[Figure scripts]
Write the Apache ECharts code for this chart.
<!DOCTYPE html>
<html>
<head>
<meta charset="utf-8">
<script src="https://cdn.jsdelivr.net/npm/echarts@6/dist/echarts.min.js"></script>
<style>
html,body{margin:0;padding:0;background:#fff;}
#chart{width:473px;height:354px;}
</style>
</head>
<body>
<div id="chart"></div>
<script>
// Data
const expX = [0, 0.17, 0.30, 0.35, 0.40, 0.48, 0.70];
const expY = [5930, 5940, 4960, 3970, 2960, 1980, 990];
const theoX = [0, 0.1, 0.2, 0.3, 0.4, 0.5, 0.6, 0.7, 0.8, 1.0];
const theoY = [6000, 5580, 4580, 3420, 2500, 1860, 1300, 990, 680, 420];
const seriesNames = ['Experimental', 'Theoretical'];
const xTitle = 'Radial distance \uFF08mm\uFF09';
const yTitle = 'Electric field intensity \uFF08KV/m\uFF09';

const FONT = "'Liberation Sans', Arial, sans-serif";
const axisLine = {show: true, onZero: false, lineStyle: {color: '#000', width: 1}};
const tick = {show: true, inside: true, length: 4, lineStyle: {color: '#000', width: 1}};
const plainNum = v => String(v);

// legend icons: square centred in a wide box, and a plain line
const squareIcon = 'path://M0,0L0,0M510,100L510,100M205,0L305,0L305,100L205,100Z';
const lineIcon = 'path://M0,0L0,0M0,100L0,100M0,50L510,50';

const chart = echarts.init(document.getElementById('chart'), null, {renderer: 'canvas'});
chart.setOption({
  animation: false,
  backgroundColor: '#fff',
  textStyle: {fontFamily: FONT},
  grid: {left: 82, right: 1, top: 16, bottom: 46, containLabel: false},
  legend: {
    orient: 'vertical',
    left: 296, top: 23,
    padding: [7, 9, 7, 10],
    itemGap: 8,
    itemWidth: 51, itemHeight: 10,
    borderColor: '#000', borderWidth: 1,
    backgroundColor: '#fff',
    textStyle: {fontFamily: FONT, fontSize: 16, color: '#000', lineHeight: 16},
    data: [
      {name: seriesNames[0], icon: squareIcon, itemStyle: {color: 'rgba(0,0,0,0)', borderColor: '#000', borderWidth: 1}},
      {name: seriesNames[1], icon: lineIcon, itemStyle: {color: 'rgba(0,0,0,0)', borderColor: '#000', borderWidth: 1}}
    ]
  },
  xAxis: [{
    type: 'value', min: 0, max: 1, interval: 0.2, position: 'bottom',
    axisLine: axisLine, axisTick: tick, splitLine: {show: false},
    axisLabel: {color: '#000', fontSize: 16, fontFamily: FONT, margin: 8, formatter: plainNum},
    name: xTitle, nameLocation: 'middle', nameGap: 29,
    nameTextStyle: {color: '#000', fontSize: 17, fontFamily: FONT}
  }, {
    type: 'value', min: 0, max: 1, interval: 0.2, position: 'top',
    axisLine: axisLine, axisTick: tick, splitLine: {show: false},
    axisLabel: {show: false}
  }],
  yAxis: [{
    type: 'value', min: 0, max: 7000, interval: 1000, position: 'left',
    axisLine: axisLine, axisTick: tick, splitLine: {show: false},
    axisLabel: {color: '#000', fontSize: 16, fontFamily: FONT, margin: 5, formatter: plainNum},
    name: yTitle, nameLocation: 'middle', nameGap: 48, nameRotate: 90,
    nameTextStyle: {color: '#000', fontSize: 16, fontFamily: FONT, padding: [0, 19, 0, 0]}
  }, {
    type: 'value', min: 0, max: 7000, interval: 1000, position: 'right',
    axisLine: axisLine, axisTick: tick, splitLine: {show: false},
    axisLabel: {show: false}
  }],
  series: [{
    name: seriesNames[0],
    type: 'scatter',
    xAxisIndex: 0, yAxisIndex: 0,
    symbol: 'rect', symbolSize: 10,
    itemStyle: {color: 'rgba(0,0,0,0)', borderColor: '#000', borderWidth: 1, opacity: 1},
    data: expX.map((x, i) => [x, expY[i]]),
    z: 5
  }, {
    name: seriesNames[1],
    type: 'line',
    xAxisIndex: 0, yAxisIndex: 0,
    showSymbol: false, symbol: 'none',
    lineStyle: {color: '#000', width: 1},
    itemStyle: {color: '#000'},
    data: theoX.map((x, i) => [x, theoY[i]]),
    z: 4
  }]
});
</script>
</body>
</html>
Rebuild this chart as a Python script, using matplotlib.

__TASK DETAILS__
Repeat the data exactly. Leave nothing out.

__TASK ANSWER__
Write the Apache ECharts code for this chart.
<!DOCTYPE html>
<html>
<head>
<meta charset="utf-8">
<script src="https://cdn.jsdelivr.net/npm/echarts@6/dist/echarts.min.js"></script>
<style>
html,body{margin:0;padding:0;background:#fff;}
#chart{width:473px;height:354px;}
</style>
</head>
<body>
<div id="chart"></div>
<script>
// Data
const expX = [0, 0.17, 0.30, 0.35, 0.40, 0.48, 0.70];
const expY = [5930, 5940, 4960, 3970, 2960, 1980, 990];
const theoX = [0, 0.1, 0.2, 0.3, 0.4, 0.5, 0.6, 0.7, 0.8, 1.0];
const theoY = [6000, 5580, 4580, 3420, 2500, 1860, 1300, 990, 680, 420];
const seriesNames = ['Experimental', 'Theoretical'];
const xTitle = 'Radial distance \uFF08mm\uFF09';
const yTitle = 'Electric field intensity \uFF08KV/m\uFF09';

const FONT = "'Liberation Sans', Arial, sans-serif";
const axisLine = {show: true, onZero: false, lineStyle: {color: '#000', width: 1}};
const tick = {show: true, inside: true, length: 4, lineStyle: {color: '#000', width: 1}};
const plainNum = v => String(v);

// legend icons: square centred in a wide box, and a plain line
const squareIcon = 'path://M0,0L0,0M510,100L510,100M205,0L305,0L305,100L205,100Z';
const lineIcon = 'path://M0,0L0,0M0,100L0,100M0,50L510,50';

const chart = echarts.init(document.getElementById('chart'), null, {renderer: 'canvas'});
chart.setOption({
  animation: false,
  backgroundColor: '#fff',
  textStyle: {fontFamily: FONT},
  grid: {left: 82, right: 1, top: 16, bottom: 46, containLabel: false},
  legend: {
    orient: 'vertical',
    left: 296, top: 23,
    padding: [7, 9, 7, 10],
    itemGap: 8,
    itemWidth: 51, itemHeight: 10,
    borderColor: '#000', borderWidth: 1,
    backgroundColor: '#fff',
    textStyle: {fontFamily: FONT, fontSize: 16, color: '#000', lineHeight: 16},
    data: [
      {name: seriesNames[0], icon: squareIcon, itemStyle: {color: 'rgba(0,0,0,0)', borderColor: '#000', borderWidth: 1}},
      {name: seriesNames[1], icon: lineIcon, itemStyle: {color: 'rgba(0,0,0,0)', borderColor: '#000', borderWidth: 1}}
    ]
  },
  xAxis: [{
    type: 'value', min: 0, max: 1, interval: 0.2, position: 'bottom',
    axisLine: axisLine, axisTick: tick, splitLine: {show: false},
    axisLabel: {color: '#000', fontSize: 16, fontFamily: FONT, margin: 8, formatter: plainNum},
    name: xTitle, nameLocation: 'middle', nameGap: 29,
    nameTextStyle: {color: '#000', fontSize: 17, fontFamily: FONT}
  }, {
    type: 'value', min: 0, max: 1, interval: 0.2, position: 'top',
    axisLine: axisLine, axisTick: tick, splitLine: {show: false},
    axisLabel: {show: false}
  }],
  yAxis: [{
    type: 'value', min: 0, max: 7000, interval: 1000, position: 'left',
    axisLine: axisLine, axisTick: tick, splitLine: {show: false},
    axisLabel: {color: '#000', fontSize: 16, fontFamily: FONT, margin: 5, formatter: plainNum},
    name: yTitle, nameLocation: 'middle', nameGap: 48, nameRotate: 90,
    nameTextStyle: {color: '#000', fontSize: 16, fontFamily: FONT, padding: [0, 19, 0, 0]}
  }, {
    type: 'value', min: 0, max: 7000, interval: 1000, position: 'right',
    axisLine: axisLine, axisTick: tick, splitLine: {show: false},
    axisLabel: {show: false}
  }],
  series: [{
    name: seriesNames[0],
    type: 'scatter',
    xAxisIndex: 0, yAxisIndex: 0,
    symbol: 'rect', symbolSize: 10,
    itemStyle: {color: 'rgba(0,0,0,0)', borderColor: '#000', borderWidth: 1, opacity: 1},
    data: expX.map((x, i) => [x, expY[i]]),
    z: 5
  }, {
    name: seriesNames[1],
    type: 'line',
    xAxisIndex: 0, yAxisIndex: 0,
    showSymbol: false, symbol: 'none',
    lineStyle: {color: '#000', width: 1},
    itemStyle: {color: '#000'},
    data: theoX.map((x, i) => [x, theoY[i]]),
    z: 4
  }]
});
</script>
</body>
</html>
Rebuild this chart as a Python script, using matplotlib.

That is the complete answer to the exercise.